What the exercise asks
Transcribe only the part of the material below that begins at the line containing "Convert this chart to Bokeh code." and ends at the line containing "from bokeh.resources import INLINE", with both kept and images left out.

(Lines of data)
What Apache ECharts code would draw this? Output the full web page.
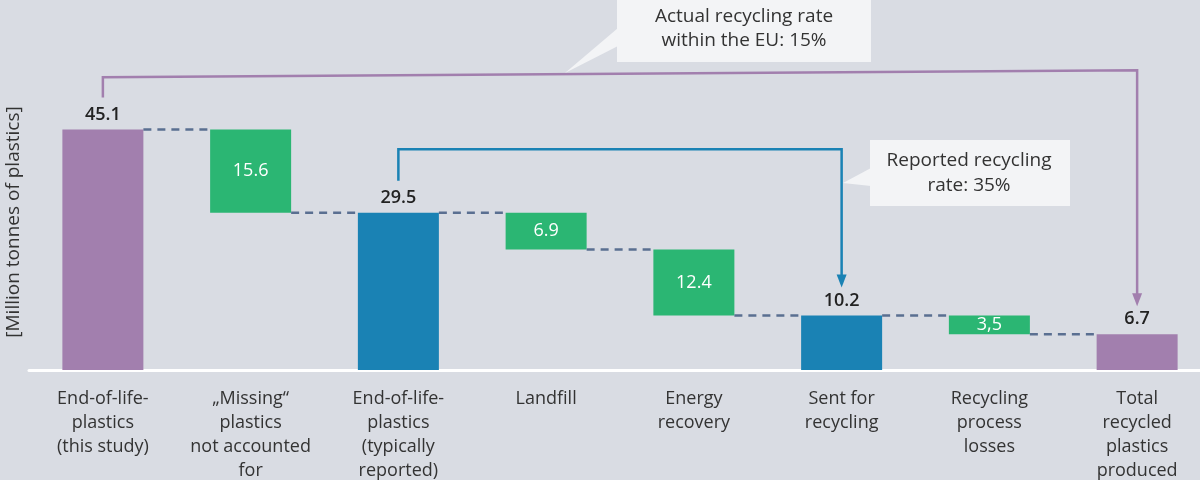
<!DOCTYPE html>
<html>
<head>
<meta charset="utf-8">
<script src="https://cdn.jsdelivr.net/npm/echarts@6/dist/echarts.min.js"></script>
<style>
html,body{margin:0;padding:0;background:#d9dce3;}
#chart{width:1200px;height:480px;}
</style>
</head>
<body>
<div id="chart"></div>
<script>
const categories = [
  'End-of-life-\nplastics\n(this study)',
  '„Missing“\nplastics\nnot accounted\nfor',
  'End-of-life-\nplastics\n(typically\nreported)',
  'Landfill',
  'Energy\nrecovery',
  'Sent for\nrecycling',
  'Recycling\nprocess\nlosses',
  'Total\nrecycled\nplastics\nproduced'
];
const barValues = [45.1, 15.6, 29.5, 6.9, 12.4, 10.2, 3.5, 6.7];
const barBases  = [0, 29.5, 0, 22.6, 10.2, 0, 6.7, 0];
const barGroups = ['study', 'loss', 'reported', 'loss', 'loss', 'reported', 'loss', 'study'];
const barLabels = ['45.1', '15.6', '29.5', '6.9', '12.4', '10.2', '3,5', '6.7'];
const connectorLevels = [45.1, 29.5, 29.5, 22.6, 10.2, 10.2, 6.7];
// brackets: [fromIndex, toIndex, topLevelLeft, topLevelRight]
const bracketStudy = [0, 7, 54.9, 56.2];
const bracketReported = [2, 5, 41.4, 41.4];
const yAxisTitle = '[Million tonnes of plastics]';
const calloutActual = 'Actual recycling rate\nwithin the EU: 15%';
const calloutReported = 'Reported recycling\nrate: 35%';

const FONT = '"Open Sans", Roboto, sans-serif';
const palette = { study: '#a27fae', reported: '#1a82b4', loss: '#2bb673' };
const BAR_W = 81;
const barTops = barValues.map((v, i) => v + barBases[i]);

const chart = echarts.init(document.getElementById('chart'));

function bracketSeries(def, color) {
  return {
    type: 'custom',
    silent: true,
    z: 5,
    data: [def],
    renderItem: function (params, api) {
      const from = api.value(0), to = api.value(1);
      const lvlL = api.value(2), lvlR = api.value(3);
      const pFromTop = api.coord([from, barTops[from]]);
      const pToTop = api.coord([to, barTops[to]]);
      const pL = api.coord([from, lvlL]);
      const pR = api.coord([to, lvlR]);
      const startY = pFromTop[1] - 32;
      const tipY = pToTop[1] - 28;
      const headH = 13, headW = 5;
      return {
        type: 'group',
        children: [
          {
            type: 'polyline',
            shape: { points: [[pL[0], startY], [pL[0], pL[1]], [pR[0], pR[1]], [pR[0], tipY - headH + 1]] },
            style: { stroke: color, lineWidth: 2.5, fill: null }
          },
          {
            type: 'polygon',
            shape: { points: [[pR[0] - headW, tipY - headH], [pR[0] + headW, tipY - headH], [pR[0], tipY]] },
            style: { fill: color }
          }
        ]
      };
    }
  };
}

chart.setOption({
  backgroundColor: '#d9dce3',
  animation: false,
  grid: { left: 29, top: 50, width: 1182, height: 320, outerBoundsMode: 'none', containLabel: false },
  xAxis: {
    type: 'category',
    data: categories,
    axisLine: { show: true, lineStyle: { color: '#ffffff', width: 3 } },
    axisTick: { show: false },
    axisLabel: {
      interval: 0, margin: 17, color: '#333333', fontSize: 18, lineHeight: 24,
      fontFamily: FONT, verticalAlign: 'top'
    }
  },
  yAxis: {
    type: 'value', min: 0, max: 60,
    axisLine: { show: false }, axisTick: { show: false },
    axisLabel: { show: false }, splitLine: { show: false }
  },
  series: [
    {
      type: 'bar', stack: 'w', barWidth: BAR_W, silent: true,
      itemStyle: { color: 'rgba(0,0,0,0)' },
      data: barBases
    },
    {
      type: 'bar', stack: 'w', barWidth: BAR_W, silent: true,
      data: barValues.map((v, i) => {
        const g = barGroups[i];
        const isLoss = g === 'loss';
        return {
          value: v,
          itemStyle: { color: palette[g] },
          label: isLoss ? {
            show: true, position: 'inside', color: '#ffffff', fontSize: 18,
            fontWeight: 500, fontFamily: FONT, formatter: barLabels[i]
          } : {
            show: true, position: 'top', distance: 6, color: '#222222', fontSize: 18,
            fontWeight: 600, fontFamily: FONT, formatter: barLabels[i]
          }
        };
      })
    },
    {
      type: 'custom', silent: true, z: 4,
      data: connectorLevels.map((v, i) => [i, v]),
      renderItem: function (params, api) {
        const i = api.value(0), v = api.value(1);
        const p1 = api.coord([i, v]);
        const p2 = api.coord([i + 1, v]);
        return {
          type: 'line',
          shape: { x1: p1[0] + BAR_W / 2, y1: p1[1], x2: p2[0] - BAR_W / 2, y2: p2[1] },
          style: { stroke: '#5a6f91', lineWidth: 2.5, lineDash: [8, 6] }
        };
      }
    },
    bracketSeries(bracketStudy, palette.study),
    bracketSeries(bracketReported, palette.reported)
  ],
  graphic: [
    {
      type: 'text', x: 14, y: 222, rotation: Math.PI / 2,
      style: {
        text: yAxisTitle, x: 0, y: 0, fill: '#333333', font: '19px ' + FONT,
        textAlign: 'center', textVerticalAlign: 'middle', align: 'center', verticalAlign: 'middle'
      }
    },
    { type: 'polygon', z: 10, shape: { points: [[618, 28], [618, 46], [565, 73]] }, style: { fill: '#f3f4f6' } },
    { type: 'rect', z: 10, shape: { x: 617, y: 0, width: 254, height: 62 }, style: { fill: '#f3f4f6' } },
    {
      type: 'text', z: 11, x: 744, y: 29,
      style: {
        text: calloutActual, fill: '#333333', font: '19px ' + FONT, lineHeight: 24,
        textAlign: 'center', textVerticalAlign: 'middle', align: 'center', verticalAlign: 'middle'
      }
    },
    { type: 'polygon', z: 10, shape: { points: [[871, 168], [871, 186], [843, 183]] }, style: { fill: '#f3f4f6' } },
    { type: 'rect', z: 10, shape: { x: 870, y: 140, width: 200, height: 66 }, style: { fill: '#f3f4f6' } },
    {
      type: 'text', z: 11, x: 969, y: 173,
      style: {
        text: calloutReported, fill: '#333333', font: '19px ' + FONT, lineHeight: 25,
        textAlign: 'center', textVerticalAlign: 'middle', align: 'center', verticalAlign: 'middle'
      }
    }
  ]
});
</script>
</body>
</html>
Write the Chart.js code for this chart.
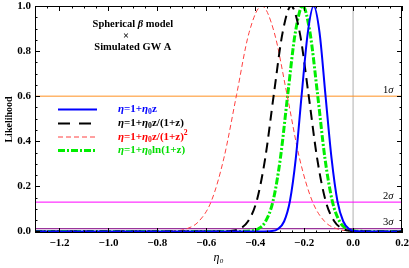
<!DOCTYPE html>
<html><head><meta charset="utf-8">
<script src="https://cdn.jsdelivr.net/npm/chart.js@4.4.1/dist/chart.umd.min.js"></script>
<style>html,body{margin:0;padding:0;background:#fff;overflow:hidden}#wrap{width:409px;height:268px;position:relative}</style>
</head><body><div id="wrap"><canvas id="c"></canvas></div>
<script>
// ---- data ----
const xTicks = [-1.2, -1.0, -0.8, -0.6, -0.4, -0.2, 0.0, 0.2];
const yTicks = [0.0, 0.2, 0.4, 0.6, 0.8, 1.0];

const xBlue  = [-1.3, -0.379, -0.331, -0.307, -0.282, -0.258, -0.234, -0.210, -0.185, -0.161, -0.137, -0.113, -0.088, -0.064, -0.040, -0.016, 0.009, 0.057, 0.2];
const yBlue  = [0, 0, 0.002, 0.011, 0.044, 0.135, 0.325, 0.607, 0.882, 1, 0.882, 0.607, 0.325, 0.135, 0.044, 0.011, 0.002, 0, 0];

const xBlack = [-1.3, -0.571, -0.500, -0.465, -0.430, -0.394, -0.359, -0.324, -0.288, -0.253, -0.218, -0.182, -0.147, -0.112, -0.076, -0.041, -0.006, 0.065, 0.2];
const yBlack = [0, 0, 0.002, 0.011, 0.044, 0.135, 0.325, 0.607, 0.882, 1, 0.882, 0.607, 0.325, 0.135, 0.044, 0.011, 0.002, 0, 0];

const xRed   = [-1.3, -0.837, -0.734, -0.682, -0.631, -0.579, -0.528, -0.476, -0.425, -0.373, -0.322, -0.270, -0.219, -0.167, -0.116, -0.064, -0.013, 0.091, 0.2];
const yRed   = [0, 0, 0.002, 0.011, 0.044, 0.135, 0.325, 0.607, 0.882, 1, 0.882, 0.607, 0.325, 0.135, 0.044, 0.011, 0.002, 0, 0];

const xGreen = [-1.3, -0.479, -0.418, -0.388, -0.358, -0.327, -0.297, -0.267, -0.236, -0.206, -0.176, -0.145, -0.115, -0.085, -0.055, -0.024, 0.006, 0.067, 0.2];
const yGreen = [0, 0, 0.002, 0.011, 0.044, 0.135, 0.325, 0.607, 0.882, 1, 0.882, 0.607, 0.325, 0.135, 0.044, 0.011, 0.002, 0, 0];

const sigmaLevels = [0.6, 0.13, 0.012];
const sigmaLabels = ['1', '2', '3'];
const xRange = [-1.3, 0.2];
const yRange = [-0.007, 1.0];
const titleLines = ['Spherical β model', '×', 'Simulated GW A'];

// ---- build ----
const pts = (xs, ys) => xs.map((x, i) => ({x, y: ys[i]}));
const SERIF = '"Liberation Serif", "DejaVu Serif", "Times New Roman", serif';

const curveStyles = [
  {c: '#0000ff', w: 2, d: []},
  {c: '#000000', w: 2, d: [10, 6]},
  {c: '#ff4040', w: 1, d: [5, 3]},
  {c: '#00ee00', w: 3, d: [7, 2, 2, 2]}
];
const curveData = [pts(xBlue, yBlue), pts(xBlack, yBlack), pts(xRed, yRed), pts(xGreen, yGreen)];
const sigmaColors = ['#ff9020', '#ff00ff', '#800080'];

const datasets = [];
curveData.forEach((d, i) => datasets.push({
  data: d, borderColor: curveStyles[i].c, borderWidth: curveStyles[i].w, borderDash: curveStyles[i].d,
  pointRadius: 0, fill: false, cubicInterpolationMode: 'monotone', order: 0
}));
sigmaLevels.forEach((v, i) => datasets.push({
  data: [{x: xRange[0], y: v}, {x: xRange[1], y: v}], borderColor: sigmaColors[i], borderWidth: 1,
  pointRadius: 0, fill: false, order: 1
}));
datasets.push({data: [{x: 0, y: yRange[0]}, {x: 0, y: yRange[1]}], borderColor: '#b0b0b0', borderWidth: 1, pointRadius: 0, order: 2});

const legendSegs = [
  [{t: 'η', i: 1}, {t: '=1+'}, {t: 'η', i: 1}, {t: '0', sub: 1}, {t: 'z'}],
  [{t: 'η', i: 1}, {t: '=1+'}, {t: 'η', i: 1}, {t: '0', sub: 1}, {t: 'z/(1+z)'}],
  [{t: 'η', i: 1}, {t: '=1+'}, {t: 'η', i: 1}, {t: '0', sub: 1}, {t: 'z/(1+z)'}, {t: '2', sup: 1}],
  [{t: 'η', i: 1}, {t: '=1+'}, {t: 'η', i: 1}, {t: '0', sub: 1}, {t: 'ln(1+z)'}]
];
const legendTextColors = ['#0000ff', '#000000', '#ff0000', '#00dd00'];

function drawRich(ctx, x, y, segs, color, size, bold) {
  let cx = x;
  ctx.textBaseline = 'middle'; ctx.textAlign = 'left'; ctx.fillStyle = color;
  for (const s of segs) {
    const fs = (s.sub || s.sup) ? size * 0.7 : size;
    ctx.font = (s.i ? 'italic ' : '') + (bold ? 'bold ' : '') + fs + 'px ' + SERIF;
    const dy = s.sub ? size * 0.25 : (s.sup ? -size * 0.35 : 0);
    ctx.fillText(s.t, cx, y + dy);
    cx += ctx.measureText(s.t).width;
  }
}

const decor = {
  id: 'decor',
  afterDatasetsDraw(chart) {
    const ctx = chart.ctx, a = chart.chartArea, xs = chart.scales.x, ys = chart.scales.y;
    ctx.save();
    // frame
    ctx.strokeStyle = '#000'; ctx.lineWidth = 1; ctx.setLineDash([]);
    ctx.strokeRect(a.left + 0.5, a.top + 0.5, a.right - a.left - 1, a.bottom - a.top - 1);
    // ticks
    ctx.beginPath();
    for (let k = -26; k <= 4; k++) {
      const v = k * 0.05; if (v < xRange[0] - 1e-9 || v > xRange[1] + 1e-9) continue;
      const major = Math.abs(Math.round(v / 0.2) * 0.2 - v) < 1e-6;
      const L = major ? 5 : 2.5;
      const px = Math.round(xs.getPixelForValue(v)) + 0.5;
      ctx.moveTo(px, a.bottom); ctx.lineTo(px, a.bottom - L);
      ctx.moveTo(px, a.top); ctx.lineTo(px, a.top + L);
    }
    for (let k = 0; k <= 20; k++) {
      const v = k * 0.05;
      const major = k % 4 === 0;
      const L = major ? 5 : 2.5;
      const py = Math.round(ys.getPixelForValue(v)) + 0.5;
      ctx.moveTo(a.left, py); ctx.lineTo(a.left + L, py);
      ctx.moveTo(a.right, py); ctx.lineTo(a.right - L, py);
    }
    ctx.stroke();
    // title text
    ctx.fillStyle = '#000'; ctx.textBaseline = 'middle';
    const tx = xs.getPixelForValue(-0.9);
    const F = 'bold 10.5px ' + SERIF, FI = 'italic bold 10.5px ' + SERIF;
    ctx.font = F;
    const w1 = ctx.measureText('Spherical ').width, w2b = ctx.measureText(' model').width;
    ctx.font = FI;
    const wb = ctx.measureText('β').width;
    const sx = tx - (w1 + wb + w2b) / 2;
    ctx.textAlign = 'left';
    ctx.font = F; ctx.fillText('Spherical ', sx, 24);
    ctx.font = FI; ctx.fillText('β', sx + w1, 24);
    ctx.font = F; ctx.fillText(' model', sx + w1 + wb, 24);
    ctx.textAlign = 'center';
    ctx.fillText(titleLines[1], tx - 7, 36);
    ctx.fillText(titleLines[2], tx, 47);
    // legend
    const ly = [109.5, 123.5, 137, 150.5];
    for (let i = 0; i < 4; i++) {
      ctx.strokeStyle = curveStyles[i].c; ctx.lineWidth = curveStyles[i].w;
      ctx.setLineDash(i === 1 ? [12, 9] : curveStyles[i].d);
      ctx.beginPath(); ctx.moveTo(58, ly[i]); ctx.lineTo(97, ly[i]); ctx.stroke();
      ctx.setLineDash([]);
      drawRich(ctx, 118, ly[i], legendSegs[i], legendTextColors[i], 11, true);
    }
    // sigma labels
    const sy = [90, 196, 222];
    for (let i = 0; i < 3; i++) {
      drawRich(ctx, 383, sy[i], [{t: sigmaLabels[i]}, {t: 'σ', i: 1}], '#000', 10.5, false);
    }
    ctx.restore();
  }
};

const fmtX = v => (v < -1e-9 ? '\u2212' : '') + Math.abs(v).toFixed(1);

new Chart(document.getElementById('c'), {
  type: 'line',
  data: {datasets},
  options: {
    responsive: true, maintainAspectRatio: false, animation: false,
    devicePixelRatio: 1,
    layout: {padding: {top: 6, right: 7, left: 0, bottom: 0}},
    plugins: {legend: {display: false}, tooltip: {enabled: false}},
    scales: {
      x: {
        type: 'linear', min: xRange[0], max: xRange[1],
        afterBuildTicks: s => { s.ticks = xTicks.map(v => ({value: v})); },
        afterFit: s => { s.height = 35; s.paddingLeft = 0; s.paddingRight = 0; },
        grid: {display: false, drawTicks: false}, border: {display: false},
        ticks: {callback: v => fmtX(v), autoSkip: false, maxRotation: 0, padding: 4, color: '#000',
                font: {family: SERIF, size: 11, weight: 'bold'}},
        title: {display: true, text: 'η₀', color: '#000', font: {family: SERIF, size: 12, style: 'italic'}, padding: {top: 0, bottom: 3}}
      },
      y: {
        type: 'linear', min: yRange[0], max: yRange[1],
        afterBuildTicks: s => { s.ticks = yTicks.map(v => ({value: v})); },
        afterFit: s => { s.width = 35; s.paddingTop = 0; s.paddingBottom = 0; },
        grid: {display: false, drawTicks: false}, border: {display: false},
        ticks: {callback: v => Number(v).toFixed(1), autoSkip: false, padding: 4, color: '#000',
                font: {family: SERIF, size: 11, weight: 'bold'}},
        title: {display: true, text: 'Likelihood', color: '#000', font: {family: SERIF, size: 10, weight: 'bold'}, padding: {top: 3, bottom: 0}}
      }
    }
  },
  plugins: [decor]
});
</script></body></html>
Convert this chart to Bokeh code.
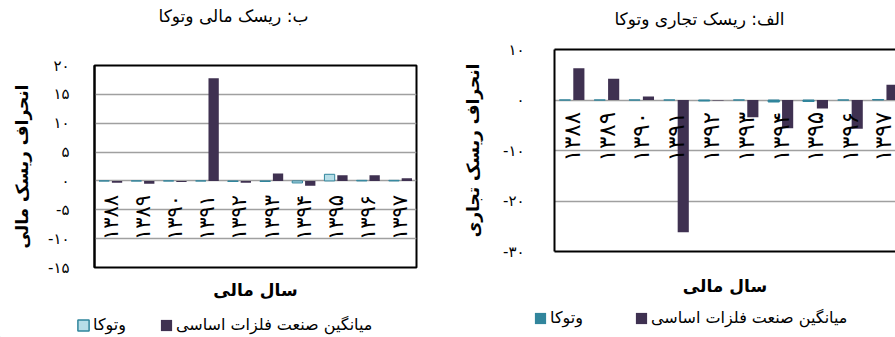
import numpy as np
from bokeh.plotting import figure
from bokeh.models import (ColumnDataSource, FixedTicker, LinearAxis, Legend,
                          LegendItem, Range1d, Label)
from bokeh.layouts import row, column
from bokeh.transform import dodge
from bokeh.embed import file_html
from bokeh.resources import INLINE

# ---------------- data ----------------
years = ["۱۳۸۸", "۱۳۸۹", "۱۳۹۰", "۱۳۹۱", "۱۳۹۲", "۱۳۹۳", "۱۳۹۴", "۱۳۹۵", "۱۳۹۶", "۱۳۹۷"]
series_names = ["وتوکا", "میانگین صنعت فلزات اساسی"]
titles = ["ب: ریسک مالی وتوکا", "الف: ریسک تجاری وتوکا"]

# panel ب: financial risk
fin_vetooka = [0.0, 0.0, 0.0, 0.0, -0.1, -0.1, -0.35, 1.15, 0.1, 0.1]
fin_industry = [-0.3, -0.5, -0.2, 17.8, -0.3, 1.3, -0.85, 1.0, 1.0, 0.45]
fin_ticks = [-15, -10, -5, 0, 5, 10, 15, 20]
fin_tick_labels = ["-۱۵", "-۱۰", "-۵", "۰", "۵", "۱۰", "۱۵", "۲۰"]

# panel الف: business risk
bus_vetooka = [0.0, 0.0, 0.0, 0.0, -0.2, 0.0, -0.4, -0.3, 0.0, 0.1]
bus_industry = [6.3, 4.2, 0.7, -26.2, -0.1, -3.4, -5.6, -1.7, -5.7, 3.0]
bus_ticks = [-30, -20, -10, 0, 10]
bus_tick_labels = ["-۳۰", "-۲۰", "-۱۰", "۰", "۱۰"]

FONT = "DejaVu Sans"
PURPLE = "#3F3151"
TEAL = "#31859C"
LIGHT = "#B7DEE8"
GRID = "#A0A0A0"
TOP_H = 33
LEG_H = 32
MAIN_H = 337 - TOP_H - LEG_H


def blank_axis(**kw):
    base = dict(ticker=FixedTicker(ticks=[]), axis_line_color=None,
                major_tick_line_color=None, minor_tick_line_color=None,
                major_label_standoff=0, major_label_text_font_size="0px")
    base.update(kw)
    return LinearAxis(**base)


def strip(height):
    f = figure(width=895, height=height, x_range=Range1d(0, 1),
               y_range=Range1d(0, 1), output_backend="svg",
               toolbar_location=None, x_axis_location=None,
               y_axis_location=None, title_location=None, min_border=0,
               outline_line_color=None)
    f.frame_align = False
    f.grid.visible = False
    return f


def panel(ylabel, vet, ind, ticks, tick_labels, yrange, xend, width,
          left, right, frame_top, frame_bottom, vet_fill, vet_line,
          year_standoff, year_font, xlab_standoff, ylab_standoff,
          tick_standoff, outline):
    idx = list(range(len(years)))
    src = ColumnDataSource(dict(idx=idx, vet=vet, ind=ind))
    p = figure(width=width, height=MAIN_H, x_range=Range1d(-0.5, xend),
               y_range=Range1d(*yrange), output_backend="svg",
               toolbar_location=None, x_axis_location=None,
               title_location=None,
               min_border_left=left, min_border_right=right,
               min_border_top=frame_top - TOP_H,
               min_border_bottom=MAIN_H - (frame_bottom - TOP_H),
               background_fill_color="white", border_fill_color="white")
    p.frame_align = False
    p.vbar(x=dodge("idx", -0.2), top="vet", width=0.32, source=src,
           fill_color=vet_fill, line_color=vet_line, line_width=1)
    p.vbar(x=dodge("idx", 0.2), top="ind", width=0.32, source=src,
           fill_color=PURPLE, line_color=None)

    p.xgrid.visible = False
    p.ygrid.grid_line_color = GRID
    p.ygrid.grid_line_width = 1.5

    ya = p.yaxis[0]
    ya.ticker = FixedTicker(ticks=ticks)
    ya.major_label_overrides = {t: l for t, l in zip(ticks, tick_labels)}
    ya.major_tick_line_color = None
    ya.minor_tick_line_color = None
    ya.axis_line_color = "black"
    ya.axis_line_width = 2
    ya.major_label_standoff = tick_standoff
    ya.major_label_text_font = FONT
    ya.major_label_text_font_size = "15px"
    ya.major_label_text_color = "black"
    ya.axis_label = ylabel
    ya.axis_label_text_font = FONT
    ya.axis_label_text_font_size = "17px"
    ya.axis_label_text_font_style = "bold"
    ya.axis_label_text_color = "black"
    ya.axis_label_standoff = ylab_standoff

    if outline:
        p.outline_line_color = "black"
        p.outline_line_width = 2
    else:
        p.outline_line_color = None
        p.add_layout(blank_axis(axis_line_color="black", axis_line_width=2),
                     "above")

    # year labels along the zero line
    xa = LinearAxis(ticker=FixedTicker(ticks=idx),
                    major_label_overrides={i: y for i, y in zip(idx, years)},
                    major_label_orientation=np.pi / 2, fixed_location=0,
                    axis_line_color=None, major_tick_line_color=None,
                    minor_tick_line_color=None,
                    major_label_standoff=year_standoff,
                    major_label_text_font=FONT,
                    major_label_text_font_size=year_font,
                    major_label_text_color="black")
    p.add_layout(xa, "below")

    # axis title "سال مالی" (its axis line is the bottom border)
    xl = blank_axis(axis_line_color=None if outline else "black",
                    axis_line_width=2,
                    axis_label="سال مالی", axis_label_text_font=FONT,
                    axis_label_text_font_size="17px",
                    axis_label_text_font_style="bold",
                    axis_label_text_color="black",
                    axis_label_standoff=xlab_standoff)
    p.add_layout(xl, "below")
    return p


p_fin = panel("انحراف ریسک مالی", fin_vetooka, fin_industry, fin_ticks,
              fin_tick_labels, (-15, 20), 9.5, 450, 94, 34, 65, 267,
              LIGHT, TEAL, 8, "21px", 12, 13, 19, True)
p_bus = panel("انحراف ریسک تجاری", bus_vetooka, bus_industry, bus_ticks,
              bus_tick_labels, (-30, 10), 9.3, 445, 104, 0, 49, 251,
              TEAL, TEAL, 6, "23px", 24, 17, 24, False)

# ---------------- title strip ----------------
tf = strip(TOP_H)
for text, cx, cy in zip(titles, (233, 699), (15, 18)):
    tf.add_layout(Label(x=cx, y=TOP_H - cy, x_units="screen", y_units="screen",
                        text=text, text_align="center",
                        text_baseline="middle", text_font=FONT,
                        text_font_size="17px", text_color="black"))

# ---------------- legend strip ----------------
lf = strip(LEG_H)
swatch = ColumnDataSource(dict(x=[-5.0], top=[0.0]))
g_light = lf.vbar(x="x", top="top", width=0.1, source=swatch,
                  fill_color=LIGHT, line_color=TEAL, line_width=1.5)
g_purple = lf.vbar(x="x", top="top", width=0.1, source=swatch,
                   fill_color=PURPLE, line_color=None)
g_teal = lf.vbar(x="x", top="top", width=0.1, source=swatch,
                 fill_color=TEAL, line_color=None)


def mk_legend(r_vet, x, y, spacing):
    return Legend(items=[LegendItem(label=series_names[0], renderers=[r_vet]),
                         LegendItem(label=series_names[1], renderers=[g_purple])],
                  orientation="horizontal", location=(x, y),
                  label_text_font=FONT, label_text_font_size="16px",
                  label_text_color="black",
                  glyph_width=14, glyph_height=14, label_standoff=3,
                  spacing=spacing, padding=0, margin=0,
                  border_line_color=None, background_fill_alpha=0)


lf.add_layout(mk_legend(g_light, 76, 3, 33), "center")
lf.add_layout(mk_legend(g_teal, 533, 10, 51), "center")

layout = column(tf, row(p_fin, p_bus, spacing=0), lf, spacing=0)
open("out.html", "w").write(file_html(layout, INLINE))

Response to the task
Convert this chart to Bokeh code.
import numpy as np
from bokeh.plotting import figure
from bokeh.models import (ColumnDataSource, FixedTicker, LinearAxis, Legend,
                          LegendItem, Range1d, Label)
from bokeh.layouts import row, column
from bokeh.transform import dodge
from bokeh.embed import file_html
from bokeh.resources import INLINE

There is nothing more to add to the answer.